### Set task
Exactly retype the lines from the top of the data through the line containing "actinide_groups = list(range(3, 18))", leaving out every picture.

### Recorded information
##############################
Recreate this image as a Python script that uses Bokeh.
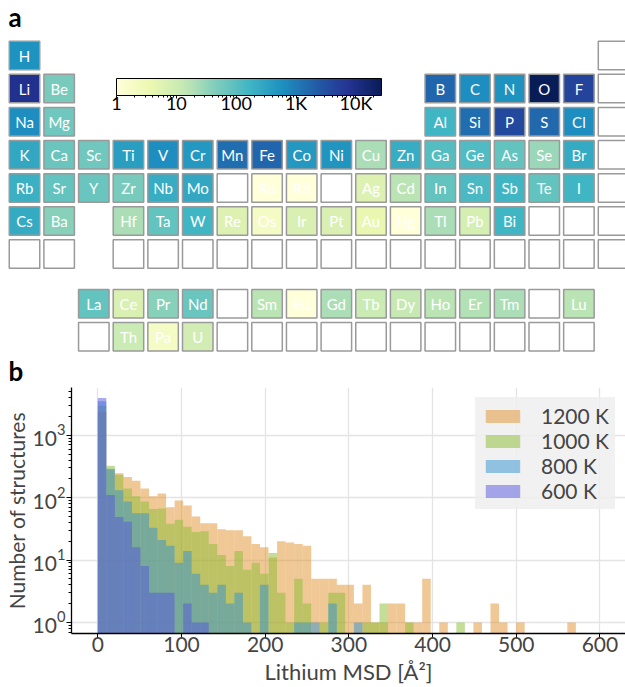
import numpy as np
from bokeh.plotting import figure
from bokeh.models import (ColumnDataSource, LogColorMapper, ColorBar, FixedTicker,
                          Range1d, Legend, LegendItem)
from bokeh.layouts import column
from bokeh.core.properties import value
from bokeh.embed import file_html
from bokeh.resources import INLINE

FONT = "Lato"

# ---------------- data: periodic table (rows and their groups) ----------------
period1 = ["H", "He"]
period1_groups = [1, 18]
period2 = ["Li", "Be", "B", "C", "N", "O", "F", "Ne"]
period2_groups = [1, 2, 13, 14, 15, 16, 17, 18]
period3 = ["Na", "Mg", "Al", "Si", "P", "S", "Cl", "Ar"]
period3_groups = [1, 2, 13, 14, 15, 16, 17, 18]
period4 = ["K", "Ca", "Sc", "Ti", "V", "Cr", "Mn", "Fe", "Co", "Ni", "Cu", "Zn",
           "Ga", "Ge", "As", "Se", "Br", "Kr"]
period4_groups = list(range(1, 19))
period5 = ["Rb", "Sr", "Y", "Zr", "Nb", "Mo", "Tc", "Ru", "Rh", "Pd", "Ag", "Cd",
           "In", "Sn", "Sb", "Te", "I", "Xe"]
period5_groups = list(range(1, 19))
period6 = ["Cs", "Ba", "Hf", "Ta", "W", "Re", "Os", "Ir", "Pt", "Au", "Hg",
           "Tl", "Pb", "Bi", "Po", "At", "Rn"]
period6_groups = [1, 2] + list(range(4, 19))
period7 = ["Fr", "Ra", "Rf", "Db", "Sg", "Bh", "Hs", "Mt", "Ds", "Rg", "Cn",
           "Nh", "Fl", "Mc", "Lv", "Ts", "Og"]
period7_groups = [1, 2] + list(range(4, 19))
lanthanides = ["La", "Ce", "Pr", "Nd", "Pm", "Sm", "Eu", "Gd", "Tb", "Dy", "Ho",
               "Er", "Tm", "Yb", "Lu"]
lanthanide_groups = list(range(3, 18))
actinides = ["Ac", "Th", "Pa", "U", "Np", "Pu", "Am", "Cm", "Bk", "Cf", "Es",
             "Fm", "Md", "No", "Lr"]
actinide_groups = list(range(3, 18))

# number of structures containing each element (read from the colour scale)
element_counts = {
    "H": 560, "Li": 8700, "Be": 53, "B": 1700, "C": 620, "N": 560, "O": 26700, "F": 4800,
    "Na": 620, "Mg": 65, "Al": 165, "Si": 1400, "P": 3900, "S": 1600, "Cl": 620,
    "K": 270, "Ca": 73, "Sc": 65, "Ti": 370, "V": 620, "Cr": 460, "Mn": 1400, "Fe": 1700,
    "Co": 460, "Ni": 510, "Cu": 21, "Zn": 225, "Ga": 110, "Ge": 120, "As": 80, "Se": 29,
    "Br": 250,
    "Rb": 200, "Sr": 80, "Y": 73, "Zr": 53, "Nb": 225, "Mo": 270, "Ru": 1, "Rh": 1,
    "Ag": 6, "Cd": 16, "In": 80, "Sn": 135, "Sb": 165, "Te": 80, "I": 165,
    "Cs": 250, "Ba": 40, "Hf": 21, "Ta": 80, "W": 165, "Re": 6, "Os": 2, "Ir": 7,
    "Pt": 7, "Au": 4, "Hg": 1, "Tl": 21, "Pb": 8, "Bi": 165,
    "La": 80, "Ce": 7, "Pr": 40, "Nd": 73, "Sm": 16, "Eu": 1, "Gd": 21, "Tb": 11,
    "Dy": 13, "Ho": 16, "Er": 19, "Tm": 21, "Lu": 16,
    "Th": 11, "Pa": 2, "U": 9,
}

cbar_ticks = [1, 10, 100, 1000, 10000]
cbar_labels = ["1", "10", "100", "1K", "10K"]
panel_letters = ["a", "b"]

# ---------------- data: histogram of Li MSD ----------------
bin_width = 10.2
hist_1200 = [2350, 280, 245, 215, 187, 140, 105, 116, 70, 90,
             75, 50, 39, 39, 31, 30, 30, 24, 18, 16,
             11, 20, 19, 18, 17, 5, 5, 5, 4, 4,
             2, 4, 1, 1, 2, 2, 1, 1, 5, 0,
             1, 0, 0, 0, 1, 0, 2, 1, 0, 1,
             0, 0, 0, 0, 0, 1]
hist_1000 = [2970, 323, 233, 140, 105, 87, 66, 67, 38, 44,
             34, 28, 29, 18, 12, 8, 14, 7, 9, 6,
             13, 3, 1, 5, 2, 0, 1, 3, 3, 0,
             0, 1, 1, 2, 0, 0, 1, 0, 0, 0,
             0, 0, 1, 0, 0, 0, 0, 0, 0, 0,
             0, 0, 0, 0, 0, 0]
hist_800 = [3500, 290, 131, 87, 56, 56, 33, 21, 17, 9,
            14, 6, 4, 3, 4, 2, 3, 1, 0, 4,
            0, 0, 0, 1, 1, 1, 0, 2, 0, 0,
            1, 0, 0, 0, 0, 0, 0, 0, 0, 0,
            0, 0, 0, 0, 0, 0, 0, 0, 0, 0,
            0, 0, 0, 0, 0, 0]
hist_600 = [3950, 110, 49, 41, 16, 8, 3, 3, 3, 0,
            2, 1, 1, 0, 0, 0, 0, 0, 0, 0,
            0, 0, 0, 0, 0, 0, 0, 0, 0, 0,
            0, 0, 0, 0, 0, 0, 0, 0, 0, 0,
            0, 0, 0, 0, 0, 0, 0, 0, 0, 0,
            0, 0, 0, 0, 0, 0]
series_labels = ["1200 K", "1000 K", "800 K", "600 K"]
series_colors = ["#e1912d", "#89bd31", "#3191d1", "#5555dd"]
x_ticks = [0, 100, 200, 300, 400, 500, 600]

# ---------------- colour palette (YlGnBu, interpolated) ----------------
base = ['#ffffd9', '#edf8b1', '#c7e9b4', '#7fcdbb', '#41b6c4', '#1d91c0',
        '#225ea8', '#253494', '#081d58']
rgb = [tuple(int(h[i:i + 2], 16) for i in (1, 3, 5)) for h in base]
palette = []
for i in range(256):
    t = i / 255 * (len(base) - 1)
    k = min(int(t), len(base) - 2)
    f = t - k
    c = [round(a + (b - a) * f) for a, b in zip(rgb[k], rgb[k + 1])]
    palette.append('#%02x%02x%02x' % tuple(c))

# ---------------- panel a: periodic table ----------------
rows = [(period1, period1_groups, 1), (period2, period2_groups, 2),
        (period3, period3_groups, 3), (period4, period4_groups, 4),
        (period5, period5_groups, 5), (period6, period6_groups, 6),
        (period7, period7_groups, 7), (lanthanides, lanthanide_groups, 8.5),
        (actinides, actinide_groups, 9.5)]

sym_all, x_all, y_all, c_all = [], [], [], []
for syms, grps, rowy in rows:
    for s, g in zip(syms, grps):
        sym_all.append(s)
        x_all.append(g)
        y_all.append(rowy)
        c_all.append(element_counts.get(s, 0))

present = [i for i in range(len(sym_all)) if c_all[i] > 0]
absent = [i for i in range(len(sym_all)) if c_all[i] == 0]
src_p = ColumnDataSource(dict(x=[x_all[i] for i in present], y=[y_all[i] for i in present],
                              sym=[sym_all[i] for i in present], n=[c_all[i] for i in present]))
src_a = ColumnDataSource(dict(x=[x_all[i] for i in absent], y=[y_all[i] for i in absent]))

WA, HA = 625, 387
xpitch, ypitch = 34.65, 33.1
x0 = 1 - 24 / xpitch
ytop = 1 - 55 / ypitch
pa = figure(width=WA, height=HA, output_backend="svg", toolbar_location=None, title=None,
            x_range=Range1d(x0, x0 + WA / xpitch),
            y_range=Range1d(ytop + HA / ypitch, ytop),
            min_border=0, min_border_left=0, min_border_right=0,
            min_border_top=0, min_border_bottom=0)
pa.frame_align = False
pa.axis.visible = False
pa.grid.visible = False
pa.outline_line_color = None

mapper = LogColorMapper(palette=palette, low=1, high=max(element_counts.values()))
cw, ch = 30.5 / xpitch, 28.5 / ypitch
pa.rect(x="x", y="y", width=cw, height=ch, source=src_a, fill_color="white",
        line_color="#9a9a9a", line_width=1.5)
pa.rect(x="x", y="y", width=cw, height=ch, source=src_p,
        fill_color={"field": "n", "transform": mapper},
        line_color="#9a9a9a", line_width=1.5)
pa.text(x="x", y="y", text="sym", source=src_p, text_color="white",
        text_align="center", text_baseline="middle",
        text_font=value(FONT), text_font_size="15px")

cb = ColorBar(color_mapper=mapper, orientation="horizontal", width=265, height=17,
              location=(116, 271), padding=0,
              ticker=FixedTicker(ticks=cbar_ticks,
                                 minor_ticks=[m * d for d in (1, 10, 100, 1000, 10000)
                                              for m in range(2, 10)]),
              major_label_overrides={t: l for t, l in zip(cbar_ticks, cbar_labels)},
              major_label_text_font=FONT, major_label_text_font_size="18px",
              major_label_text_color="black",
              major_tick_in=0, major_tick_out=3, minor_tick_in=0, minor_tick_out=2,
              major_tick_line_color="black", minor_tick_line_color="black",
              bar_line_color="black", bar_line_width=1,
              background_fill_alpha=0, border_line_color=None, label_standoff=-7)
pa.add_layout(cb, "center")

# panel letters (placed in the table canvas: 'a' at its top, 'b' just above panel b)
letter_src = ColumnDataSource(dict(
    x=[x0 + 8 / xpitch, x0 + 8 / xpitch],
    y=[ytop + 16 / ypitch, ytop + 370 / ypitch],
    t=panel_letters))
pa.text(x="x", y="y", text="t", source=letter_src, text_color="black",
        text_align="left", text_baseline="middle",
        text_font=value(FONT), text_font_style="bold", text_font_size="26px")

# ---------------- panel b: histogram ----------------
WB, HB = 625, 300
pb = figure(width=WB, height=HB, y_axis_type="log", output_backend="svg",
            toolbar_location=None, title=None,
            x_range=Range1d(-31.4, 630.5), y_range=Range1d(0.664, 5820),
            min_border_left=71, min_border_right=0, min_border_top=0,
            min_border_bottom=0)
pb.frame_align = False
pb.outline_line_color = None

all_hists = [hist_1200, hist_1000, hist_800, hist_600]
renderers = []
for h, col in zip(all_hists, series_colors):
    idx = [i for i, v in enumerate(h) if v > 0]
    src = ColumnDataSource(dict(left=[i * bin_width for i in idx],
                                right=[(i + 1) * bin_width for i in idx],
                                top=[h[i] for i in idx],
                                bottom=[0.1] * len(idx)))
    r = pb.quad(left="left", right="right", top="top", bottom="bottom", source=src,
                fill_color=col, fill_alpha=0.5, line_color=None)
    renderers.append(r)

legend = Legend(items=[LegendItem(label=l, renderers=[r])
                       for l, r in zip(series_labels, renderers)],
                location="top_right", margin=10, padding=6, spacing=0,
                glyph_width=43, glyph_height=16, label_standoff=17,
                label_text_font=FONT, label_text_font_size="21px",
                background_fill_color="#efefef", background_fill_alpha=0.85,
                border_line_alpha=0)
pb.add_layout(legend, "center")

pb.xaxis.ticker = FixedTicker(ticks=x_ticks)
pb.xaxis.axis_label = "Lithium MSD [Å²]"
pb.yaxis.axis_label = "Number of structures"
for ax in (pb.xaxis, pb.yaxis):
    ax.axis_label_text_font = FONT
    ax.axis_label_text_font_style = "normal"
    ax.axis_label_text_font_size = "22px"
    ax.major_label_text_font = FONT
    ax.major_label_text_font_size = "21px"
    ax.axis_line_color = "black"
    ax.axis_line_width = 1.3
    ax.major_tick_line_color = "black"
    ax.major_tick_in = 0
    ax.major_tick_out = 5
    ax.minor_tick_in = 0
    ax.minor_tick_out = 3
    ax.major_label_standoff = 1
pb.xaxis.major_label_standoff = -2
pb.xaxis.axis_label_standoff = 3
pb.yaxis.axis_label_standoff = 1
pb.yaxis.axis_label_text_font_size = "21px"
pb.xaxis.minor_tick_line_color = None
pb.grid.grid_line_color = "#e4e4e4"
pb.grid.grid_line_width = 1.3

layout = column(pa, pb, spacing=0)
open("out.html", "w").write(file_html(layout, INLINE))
##############################
### The reply
Recreate this image as a Python script that uses Bokeh.
import numpy as np
from bokeh.plotting import figure
from bokeh.models import (ColumnDataSource, LogColorMapper, ColorBar, FixedTicker,
                          Range1d, Legend, LegendItem)
from bokeh.layouts import column
from bokeh.core.properties import value
from bokeh.embed import file_html
from bokeh.resources import INLINE

FONT = "Lato"

# ---------------- data: periodic table (rows and their groups) ----------------
period1 = ["H", "He"]
period1_groups = [1, 18]
period2 = ["Li", "Be", "B", "C", "N", "O", "F", "Ne"]
period2_groups = [1, 2, 13, 14, 15, 16, 17, 18]
period3 = ["Na", "Mg", "Al", "Si", "P", "S", "Cl", "Ar"]
period3_groups = [1, 2, 13, 14, 15, 16, 17, 18]
period4 = ["K", "Ca", "Sc", "Ti", "V", "Cr", "Mn", "Fe", "Co", "Ni", "Cu", "Zn",
           "Ga", "Ge", "As", "Se", "Br", "Kr"]
period4_groups = list(range(1, 19))
period5 = ["Rb", "Sr", "Y", "Zr", "Nb", "Mo", "Tc", "Ru", "Rh", "Pd", "Ag", "Cd",
           "In", "Sn", "Sb", "Te", "I", "Xe"]
period5_groups = list(range(1, 19))
period6 = ["Cs", "Ba", "Hf", "Ta", "W", "Re", "Os", "Ir", "Pt", "Au", "Hg",
           "Tl", "Pb", "Bi", "Po", "At", "Rn"]
period6_groups = [1, 2] + list(range(4, 19))
period7 = ["Fr", "Ra", "Rf", "Db", "Sg", "Bh", "Hs", "Mt", "Ds", "Rg", "Cn",
           "Nh", "Fl", "Mc", "Lv", "Ts", "Og"]
period7_groups = [1, 2] + list(range(4, 19))
lanthanides = ["La", "Ce", "Pr", "Nd", "Pm", "Sm", "Eu", "Gd", "Tb", "Dy", "Ho",
               "Er", "Tm", "Yb", "Lu"]
lanthanide_groups = list(range(3, 18))
actinides = ["Ac", "Th", "Pa", "U", "Np", "Pu", "Am", "Cm", "Bk", "Cf", "Es",
             "Fm", "Md", "No", "Lr"]
actinide_groups = list(range(3, 18))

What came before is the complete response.